My practice is to describe a technical problem in writing, a problem that is within the scope of competency that is required for the position in question. Have the candidate provide a written response to the problem.
For example, if you are looking at a candidate who will be doing a lot of architecture work, provide a problem description that includes the technical issue at hand, the business case surrounding the problem, as well as the financial considerations in play.
Read the response very closely. As they say on the terrain, you can see a lot by watching. Of course, you want to look at the technical feasibility of the response. Also, look at the clarity of the writing as well as the thought given to the business issues at hand. Again, you want to know as much about the candidate as possible beforehand.
As I mentioned earlier, distribute the résumé as early as possible. My style is review the résumé carefully beforehand, not in front of the candidate. Why? Because in my opinion, it’s a showing of respect. Having a résumé before me as I talk to someone is a sign of lack a preparation and creates a dynamic of dominance. Why should I have the candidate’s résumé and he or she not have mine? Now, if you want to have a dynamic of dominance in which I, the interviewer, had more information than you, the interviewee, that’s fine. But, that’s not my style.

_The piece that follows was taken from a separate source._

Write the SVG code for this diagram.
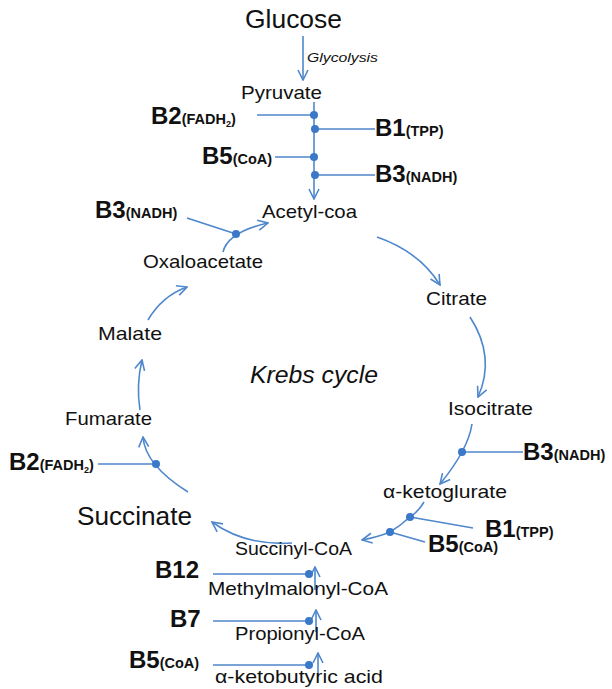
<svg xmlns="http://www.w3.org/2000/svg" width="612" height="689" viewBox="0 0 612 689">
<style>
.t{font-family:"Liberation Sans",Arial,sans-serif;fill:#111;font-size:18.5px}
.big{font-size:26px}
.it{font-style:italic}
.v{font-family:"Liberation Sans",Arial,sans-serif;font-weight:bold;fill:#111;font-size:24px}
.s{font-size:14.5px}
.sub{font-size:9px}
.c{fill:none;stroke:#4f87cc;stroke-width:1.6}
.d{fill:#3a78c8}
</style>
<defs>
<marker id="arr" viewBox="0 0 12 12" refX="11" refY="6" markerWidth="12" markerHeight="12" markerUnits="userSpaceOnUse" orient="auto">
<path d="M1,1 L11,6 L1,11" fill="none" stroke="#4f87cc" stroke-width="1.6"/>
</marker>
</defs>
<rect width="612" height="689" fill="#fff"/>
<g id="connectors">
<path class="c" d="M303,36 L303,80" marker-end="url(#arr)"/>
<path class="c" d="M314,102 L314,199" marker-end="url(#arr)"/>
<path class="c" d="M257,115 L314,115 M314,129 L375,129 M275,157 L314,157 M314,175 L375,175"/>
<path class="c" d="M377,237 Q420,252 440,285" marker-end="url(#arr)"/>
<path class="c" d="M470,317 Q496,357 478,397" marker-end="url(#arr)"/>
<path class="c" d="M472,424 Q468,450 440,484" marker-end="url(#arr)"/>
<path class="c" d="M462,452 L523,452"/>
<path class="c" d="M424,502 Q418,512 410,517 Q400,526 390,532 Q378,537 362,540" marker-end="url(#arr)"/>
<path class="c" d="M410,517 L473,528 M390,532 L425,542"/>
<path class="c" d="M292,543 Q245,546 212,522" marker-end="url(#arr)"/>
<path class="c" d="M188,492 Q145,465 143,437" marker-end="url(#arr)"/>
<path class="c" d="M98,464 L156,464"/>
<path class="c" d="M140,410 Q136,385 142,360" marker-end="url(#arr)"/>
<path class="c" d="M148,320 Q162,296 187,287" marker-end="url(#arr)"/>
<path class="c" d="M223,252 Q228,232 268,223" marker-end="url(#arr)"/>
<path class="c" d="M187,218 L236,234"/>
<path class="c" d="M213,574 L309,574 M213,621 L309,621 M213,665 L309,665"/>
<path class="c" d="M315,590 L315,567" marker-end="url(#arr)"/>
<path class="c" d="M316,632 L316,610" marker-end="url(#arr)"/>
<path class="c" d="M318,675 L318,653" marker-end="url(#arr)"/>
<circle class="d" cx="314" cy="115" r="4"/>
<circle class="d" cx="315" cy="129" r="4"/>
<circle class="d" cx="314" cy="157" r="4"/>
<circle class="d" cx="315" cy="175" r="4"/>
<circle class="d" cx="236" cy="234" r="4"/>
<circle class="d" cx="462" cy="452" r="4"/>
<circle class="d" cx="410" cy="517" r="4"/>
<circle class="d" cx="390" cy="532" r="4"/>
<circle class="d" cx="156" cy="464" r="4"/>
<circle class="d" cx="309" cy="574" r="4"/>
<circle class="d" cx="309" cy="621" r="4"/>
<circle class="d" cx="309" cy="665" r="4"/>
</g>
<g id="glucose"><text class="t big" x="245" y="28" textLength="97" lengthAdjust="spacingAndGlyphs">Glucose</text></g>
<g id="glycolysis"><text class="t it" x="307" y="62" style="font-size:12.5px" textLength="71" lengthAdjust="spacingAndGlyphs">Glycolysis</text></g>
<g id="pyruvate"><text class="t" x="241" y="99" textLength="81" lengthAdjust="spacingAndGlyphs">Pyruvate</text></g>
<g id="acetylcoa"><text class="t" x="262" y="218" textLength="95" lengthAdjust="spacingAndGlyphs">Acetyl-coa</text></g>
<g id="citrate"><text class="t" x="426" y="305" textLength="61" lengthAdjust="spacingAndGlyphs">Citrate</text></g>
<g id="isocitrate"><text class="t" x="448" y="415" textLength="85" lengthAdjust="spacingAndGlyphs">Isocitrate</text></g>
<g id="ketoglurate"><text class="t" x="383" y="498" textLength="124" lengthAdjust="spacingAndGlyphs">α-ketoglurate</text></g>
<g id="succinylcoa"><text class="t" x="235" y="555" textLength="117" lengthAdjust="spacingAndGlyphs">Succinyl-CoA</text></g>
<g id="succinate"><text class="t" x="77" y="525" style="font-size:25px" textLength="115" lengthAdjust="spacingAndGlyphs">Succinate</text></g>
<g id="fumarate"><text class="t" x="65" y="425" textLength="87" lengthAdjust="spacingAndGlyphs">Fumarate</text></g>
<g id="malate"><text class="t" x="98" y="340" textLength="64" lengthAdjust="spacingAndGlyphs">Malate</text></g>
<g id="oxaloacetate"><text class="t" x="143" y="268" textLength="120" lengthAdjust="spacingAndGlyphs">Oxaloacetate</text></g>
<g id="krebs"><text class="t it" x="250" y="383" style="font-size:23px" textLength="128" lengthAdjust="spacingAndGlyphs">Krebs cycle</text></g>
<g id="methylmalonylcoa"><text class="t" x="208" y="595" textLength="180" lengthAdjust="spacingAndGlyphs">Methylmalonyl-CoA</text></g>
<g id="propionylcoa"><text class="t" x="235" y="640" textLength="130" lengthAdjust="spacingAndGlyphs">Propionyl-CoA</text></g>
<g id="ketobutyric"><text class="t" x="215" y="683" textLength="168" lengthAdjust="spacingAndGlyphs">α-ketobutyric acid</text></g>
<g id="b2-top"><text class="v" x="151" y="124">B2<tspan class="s">(FADH</tspan><tspan class="sub" dy="3">2</tspan><tspan class="s" dy="-3">)</tspan></text></g>
<g id="b1-top"><text class="v" x="375" y="136">B1<tspan class="s">(TPP)</tspan></text></g>
<g id="b5-top"><text class="v" x="202" y="164">B5<tspan class="s">(CoA)</tspan></text></g>
<g id="b3-top"><text class="v" x="375" y="182">B3<tspan class="s">(NADH)</tspan></text></g>
<g id="b3-left"><text class="v" x="95" y="218">B3<tspan class="s">(NADH)</tspan></text></g>
<g id="b3-right"><text class="v" x="523" y="460">B3<tspan class="s">(NADH)</tspan></text></g>
<g id="b1-right"><text class="v" x="485" y="537">B1<tspan class="s">(TPP)</tspan></text></g>
<g id="b5-right"><text class="v" x="428" y="552">B5<tspan class="s">(CoA)</tspan></text></g>
<g id="b2-left"><text class="v" x="9" y="470">B2<tspan class="s">(FADH</tspan><tspan class="sub" dy="3">2</tspan><tspan class="s" dy="-3">)</tspan></text></g>
<g id="b12"><text class="v" x="155" y="578">B12</text></g>
<g id="b7"><text class="v" x="170" y="627">B7</text></g>
<g id="b5-bottom"><text class="v" x="129" y="668">B5<tspan class="s">(CoA)</tspan></text></g>
</svg>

I do my homework and then I….
2. Have a Conversation
A conversation is an exchange of ideas. An interrogation is an extraction of information. During the formal interview process, I prefer to have a conversation with a candidate. It’s the easiest way to achieve my objective: to find out how the candidate thinks and if I can work with him or her. The “does the person know his or her stuff” is determined as part of the homework we did. No way I am going to learn the breadth of someone’s knowledge in a 30 minute exchange. But, I can learn about his or her character.

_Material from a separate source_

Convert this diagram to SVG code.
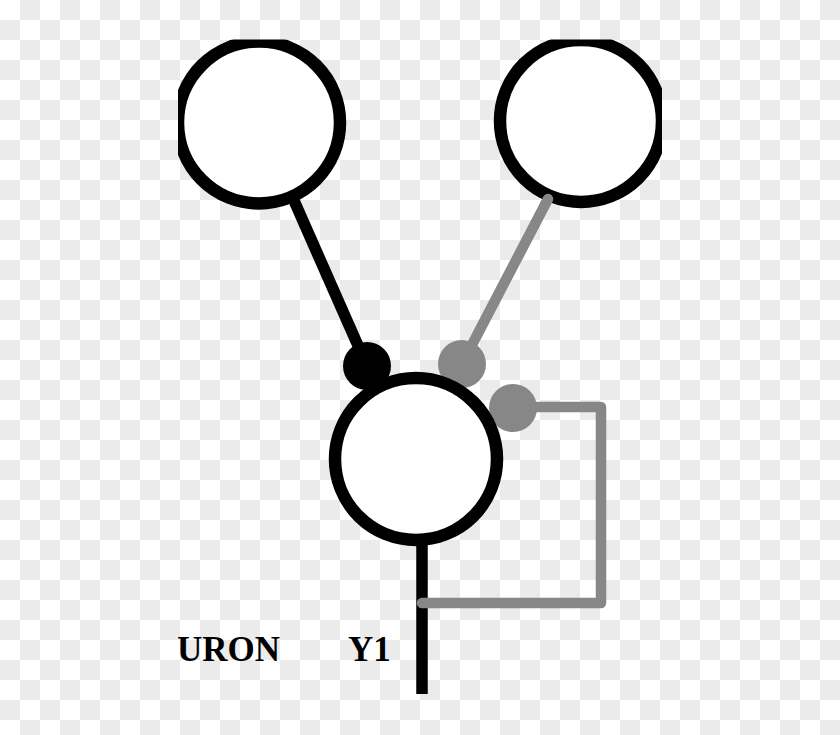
<svg xmlns="http://www.w3.org/2000/svg" width="840" height="735" viewBox="0 0 840 735">
  <defs>
    <pattern id="checker" x="0" y="0" width="40" height="40" patternUnits="userSpaceOnUse">
      <rect x="0" y="0" width="40" height="40" fill="#ffffff"/>
      <rect x="20" y="0" width="20" height="20" fill="#ebebeb"/>
      <rect x="0" y="20" width="20" height="20" fill="#ebebeb"/>
    </pattern>
    <clipPath id="frame">
      <rect x="178" y="39.5" width="484" height="660"/>
    </clipPath>
    <style>
      .cell { fill: #ffffff; stroke: #000000; stroke-width: 12.5; }
      .blk { stroke: #000000; stroke-width: 11.5; fill: none; }
      .gry { stroke: #878787; stroke-width: 10.5; fill: none; stroke-linecap: round; stroke-linejoin: round; }
      .lbl { font-family: "Liberation Serif", "Times New Roman", serif; font-weight: bold; font-size: 35px; fill: #000000; }
    </style>
  </defs>
  <rect x="0" y="0" width="840" height="735" fill="url(#checker)"/>
  <g clip-path="url(#frame)">
    <g id="node-left">
      <circle class="cell" cx="259" cy="122.5" r="81"/>
    </g>
    <g id="node-right">
      <circle class="cell" cx="581" cy="121" r="81"/>
    </g>
    <g id="connectors">
      <line class="blk" x1="292" y1="196" x2="367" y2="366"/>
      <line class="gry" x1="548" y1="199" x2="462" y2="364"/>
      <circle cx="367" cy="366" r="24" fill="#000000"/>
      <circle cx="462" cy="364" r="24" fill="#878787"/>
      <line class="blk" x1="422" y1="535" x2="422" y2="694"/>
      <polyline class="gry" stroke-width="11" points="513,407 601,407 601,603 422,603"/>
      <circle cx="513" cy="408" r="24" fill="#878787"/>
    </g>
    <g id="node-center">
      <circle class="cell" cx="416" cy="459" r="81"/>
    </g>
    <g id="labels">
      <text class="lbl" x="177" y="661">URON</text>
      <text class="lbl" x="348" y="661">Y1</text>
    </g>
  </g>
</svg>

I have come to discover that it really doesn’t matter what the subject at hand is. We can talk about baseball; we can talk about concurrent programming; we can talk about music. The essence of the person will come through no matter what the subject is. But, you may ask, “I need to understand this person from a technical point of view. How can get an understanding?” Which leads to….
3. Do Something Together
Usually, during the conversation part of the interview process, I will ask the candidate to help me solve a problem I am having, a real problem, not something I’ve made up for some Technical Interview Exercise. Let’s face it, all of us in the tech game have at least one technical problem on our plate at any given time. My style is to invite the candidate to help me solve mine. Nothing beats real stuff in the real world.
I have found that working together to solve a problem is where the rubber meets the road. Does the candidate have the communication skills to get the information from me necessary to pursue a mutual collaboration? Can I respond is a way that is relevant and comfortable to the candidate? Does a mutual enthusiasm develop? Is the candidate accepting and encouraging when I reveal that I have lack of understanding in a given area? Am I accepting and encouraging? Are we on our way to solving the problem in a meaningful, useful way? Are we having fun?
To use a musical analogy: Two people can talk about music all day long, but the real test of artistic compatibility is each picking up the instrument and playing together.
More than once, I’ve been able to solve a technical problem I am having because of an experience I’ve had during a collaboration with a job candidate. There is little downside to having a collaborative experience with another human being, regardless of whether or not the candidate gets the job.
4. Have the Group Interview at the End
I’ll share a secret with you, I am not a big fan of group interviews. Unless you are interviewing a candidate who will be doing a lot of presentations to groups of people, I find that group interviews to be of questionable value. Fifty per cent of the time is spent actually interviewing the candidate. Another fifty per cent is spent with each attendee posturing for the others in the group.
Yes, there is a good argument to be made that you can’t determine how a candidate will contribute to a group’s dynamic until the person is actually in the group. If that is the case, have the candidate interview with the group at the end of the day, after he or she has had individual time with each member. At that point, the candidate will have a chance to get to know each member as an individual and as a group member. All parties will have a better read of the situation during and after the group interview.
Also, putting off the group interview has an added benefit: saving time. By the end of the day you will have a good idea if you want to move forward with the candidate. If not, you can bring the interview process to a graceful close and avoid tying up a lot of people’s time for little benefit.
Putting It All Together
The reality is that you never really know if you’ve made the right hiring decision until a time well after the interviews have taken place, the offer has been made, and the candidate is on payroll doing work. It’s a crap shoot. But, you can put the odds in your favor when you engage in a technical interview process that allows you to make a hiring decision that is based on real world, collaborative experience coupled with accurate information gathered beforehand.
The Four Steps described above are a step in this direction. Take what you like. Adapt the the steps to meet your needs. Hopefully, my contribution will save you time and provide a way for you to find just the right person to hire.